Synopsis
A call for the separation of race and state, backed by a deep dive into the surreal world of racial classification in America.
"The racial categories that the schools use are completely bonkers, an arbitrary mess mostly left over from the work of federal bureaucrats in the 1970s that can't withstand the slightest scrutiny.... Justice Samuel Alito raised this issue in [the Harvard affirmative action case], pretty clearly relying on the work of George Mason University professor David Bernstein, who eviscerated the categories in an amicus brief and has written a book on their origin and implications, Classified: The Untold Story of Racial Classification in America."
-National Review
Americans have come to accept certain standard ethnic and racial classifications--Black, White, Asian American, Hispanic, and Native American--as if they are part of the natural order of things. In fact, they are the product of regulations quietly enacted by federal bureaucrats in 1977. Where did these classifications come from? How are they defined? If someone's self-identification is disputed, how are they enforced? What should become of them in the future, with affirmative action preferences that rely on these classifications under legal threat, and the classifications themselves becoming increasingly incoherent after decades of large-scale immigration and increased interracial marriage? This book answers all those questions in a lively, well-researched, persuasive manner.
About the Author
David E. Bernstein holds a University Professorship chair at the Antonin Scalia Law School, George Mason University, where he has been teaching since 1995.

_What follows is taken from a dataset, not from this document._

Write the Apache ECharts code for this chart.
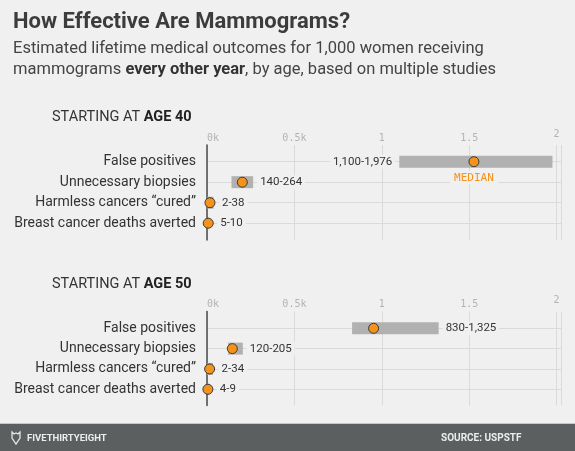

Known as a fearless contrarian, Professor Bernstein often challenges the conventional wisdom with prodigious research and sharp, original analysis. His book Rehabilitating Lochner was praised across the political spectrum as "intellectual history in its highest form," a "fresh perspective and a cogent analysis," "delightful and informative," "sharp and iconoclastic," "well-written and destined to be influential," and "a terrific work of historical revisionism."
George Will, writing in the Washington Post, proclaimed that Bernstein's latest book, Classified: The Untold Story of Racial Classifications in America is "potentially 2022's most consequential American book." Professor Scott Douglas Gerber, reviewing Classified in Law & Liberty, added that it's a "must-read." Less than a year after its publication date, Classified has already upended the debate over racial classifications in America. Among other things, the book is widely credited with inspiring several pointed questions from Supreme Court Justices during oral arguments about the constitutionality of university affirmative action programs.